"""

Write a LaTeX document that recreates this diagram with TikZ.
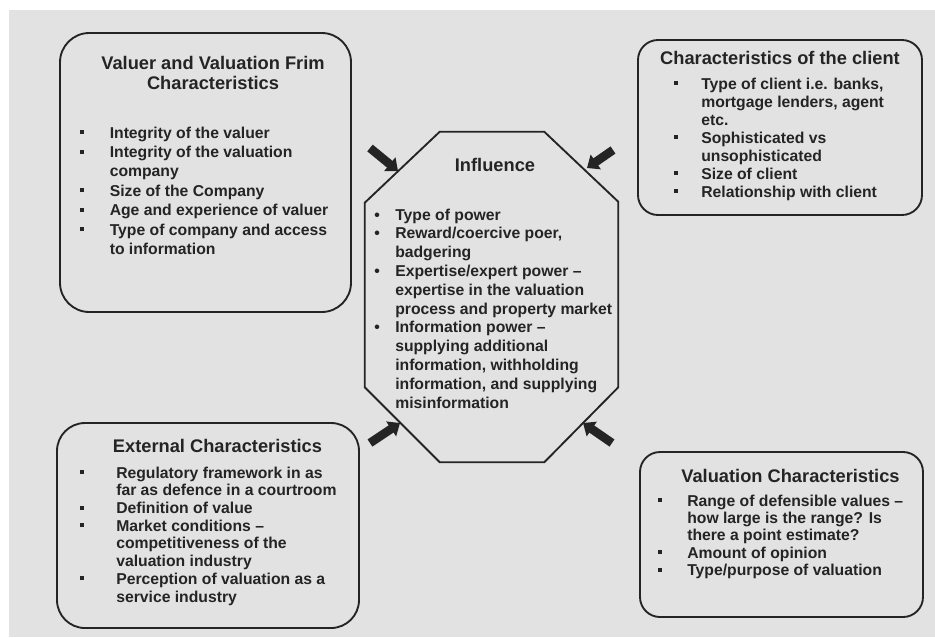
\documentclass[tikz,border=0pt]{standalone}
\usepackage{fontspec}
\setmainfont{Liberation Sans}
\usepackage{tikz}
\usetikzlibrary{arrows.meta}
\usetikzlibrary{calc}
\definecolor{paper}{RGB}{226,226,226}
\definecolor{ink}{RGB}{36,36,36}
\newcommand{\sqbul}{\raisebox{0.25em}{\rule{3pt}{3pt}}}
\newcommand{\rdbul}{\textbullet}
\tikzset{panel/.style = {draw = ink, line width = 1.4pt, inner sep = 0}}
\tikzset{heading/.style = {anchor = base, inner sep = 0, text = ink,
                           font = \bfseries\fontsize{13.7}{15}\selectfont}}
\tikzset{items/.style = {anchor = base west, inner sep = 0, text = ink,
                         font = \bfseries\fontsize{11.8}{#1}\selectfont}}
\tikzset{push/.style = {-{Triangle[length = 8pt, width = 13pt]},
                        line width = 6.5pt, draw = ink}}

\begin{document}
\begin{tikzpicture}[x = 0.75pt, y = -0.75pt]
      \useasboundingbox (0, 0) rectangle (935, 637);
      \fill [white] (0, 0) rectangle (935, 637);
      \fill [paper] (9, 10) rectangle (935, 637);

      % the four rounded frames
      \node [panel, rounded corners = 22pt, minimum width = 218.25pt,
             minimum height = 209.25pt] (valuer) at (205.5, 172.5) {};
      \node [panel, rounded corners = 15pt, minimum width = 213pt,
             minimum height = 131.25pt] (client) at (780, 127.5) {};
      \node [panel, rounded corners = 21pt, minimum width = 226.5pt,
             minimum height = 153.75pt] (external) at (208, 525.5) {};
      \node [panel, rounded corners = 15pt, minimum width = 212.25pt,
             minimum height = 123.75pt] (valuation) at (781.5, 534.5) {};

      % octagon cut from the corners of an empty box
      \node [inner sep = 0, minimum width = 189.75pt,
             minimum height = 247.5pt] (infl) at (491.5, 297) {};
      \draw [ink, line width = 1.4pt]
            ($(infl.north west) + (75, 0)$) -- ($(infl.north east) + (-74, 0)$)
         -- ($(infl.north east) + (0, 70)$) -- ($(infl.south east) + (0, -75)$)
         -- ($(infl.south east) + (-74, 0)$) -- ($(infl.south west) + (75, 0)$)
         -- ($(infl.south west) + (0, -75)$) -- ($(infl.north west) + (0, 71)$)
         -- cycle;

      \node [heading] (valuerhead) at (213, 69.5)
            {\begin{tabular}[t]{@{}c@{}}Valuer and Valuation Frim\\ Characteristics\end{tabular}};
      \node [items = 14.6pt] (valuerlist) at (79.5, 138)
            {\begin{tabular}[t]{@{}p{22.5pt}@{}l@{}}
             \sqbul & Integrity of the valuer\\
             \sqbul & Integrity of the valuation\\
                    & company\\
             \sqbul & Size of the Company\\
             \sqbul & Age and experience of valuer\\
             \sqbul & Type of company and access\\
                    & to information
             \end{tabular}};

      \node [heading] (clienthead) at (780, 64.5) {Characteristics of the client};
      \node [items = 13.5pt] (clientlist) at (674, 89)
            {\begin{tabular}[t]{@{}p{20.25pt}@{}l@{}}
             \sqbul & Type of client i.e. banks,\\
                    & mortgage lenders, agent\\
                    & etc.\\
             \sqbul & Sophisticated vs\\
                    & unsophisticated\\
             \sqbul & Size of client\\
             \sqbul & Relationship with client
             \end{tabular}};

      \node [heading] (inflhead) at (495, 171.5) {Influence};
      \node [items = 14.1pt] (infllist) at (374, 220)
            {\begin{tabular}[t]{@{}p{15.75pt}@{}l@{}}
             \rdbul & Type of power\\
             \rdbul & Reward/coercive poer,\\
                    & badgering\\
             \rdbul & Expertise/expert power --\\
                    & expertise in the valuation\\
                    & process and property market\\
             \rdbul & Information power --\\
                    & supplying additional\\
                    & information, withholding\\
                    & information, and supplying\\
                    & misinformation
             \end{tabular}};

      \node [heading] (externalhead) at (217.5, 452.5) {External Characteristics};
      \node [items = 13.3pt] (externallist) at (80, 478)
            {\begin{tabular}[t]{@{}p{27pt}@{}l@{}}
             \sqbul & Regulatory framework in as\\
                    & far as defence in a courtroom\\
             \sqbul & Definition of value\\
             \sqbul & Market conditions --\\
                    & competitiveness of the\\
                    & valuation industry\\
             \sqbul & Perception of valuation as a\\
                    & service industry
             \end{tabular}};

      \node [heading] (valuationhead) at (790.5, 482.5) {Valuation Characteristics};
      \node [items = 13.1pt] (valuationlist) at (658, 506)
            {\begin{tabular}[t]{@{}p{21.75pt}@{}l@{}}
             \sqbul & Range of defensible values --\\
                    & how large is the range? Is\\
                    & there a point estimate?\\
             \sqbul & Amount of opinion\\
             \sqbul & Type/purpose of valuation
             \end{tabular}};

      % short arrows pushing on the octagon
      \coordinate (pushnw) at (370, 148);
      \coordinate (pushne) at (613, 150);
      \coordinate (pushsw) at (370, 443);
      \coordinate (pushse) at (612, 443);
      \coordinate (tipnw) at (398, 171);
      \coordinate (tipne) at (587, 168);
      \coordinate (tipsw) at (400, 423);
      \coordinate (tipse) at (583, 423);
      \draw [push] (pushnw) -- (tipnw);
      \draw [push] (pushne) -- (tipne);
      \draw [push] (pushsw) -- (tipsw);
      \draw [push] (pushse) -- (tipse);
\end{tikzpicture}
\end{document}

"""

◆ Exercise directions ◆
Pictures stay out. Repeat only the lines from the beginning of the data through the line that has "10) rectangle (935, 637);".

◆ Full solution ◆
Write a LaTeX document that recreates this diagram with TikZ.
\documentclass[tikz,border=0pt]{standalone}
\usepackage{fontspec}
\setmainfont{Liberation Sans}
\usepackage{tikz}
\usetikzlibrary{arrows.meta}
\usetikzlibrary{calc}
\definecolor{paper}{RGB}{226,226,226}
\definecolor{ink}{RGB}{36,36,36}
\newcommand{\sqbul}{\raisebox{0.25em}{\rule{3pt}{3pt}}}
\newcommand{\rdbul}{\textbullet}
\tikzset{panel/.style = {draw = ink, line width = 1.4pt, inner sep = 0}}
\tikzset{heading/.style = {anchor = base, inner sep = 0, text = ink,
                           font = \bfseries\fontsize{13.7}{15}\selectfont}}
\tikzset{items/.style = {anchor = base west, inner sep = 0, text = ink,
                         font = \bfseries\fontsize{11.8}{#1}\selectfont}}
\tikzset{push/.style = {-{Triangle[length = 8pt, width = 13pt]},
                        line width = 6.5pt, draw = ink}}

\begin{document}
\begin{tikzpicture}[x = 0.75pt, y = -0.75pt]
      \useasboundingbox (0, 0) rectangle (935, 637);
      \fill [white] (0, 0) rectangle (935, 637);
      \fill [paper] (9, 10) rectangle (935, 637);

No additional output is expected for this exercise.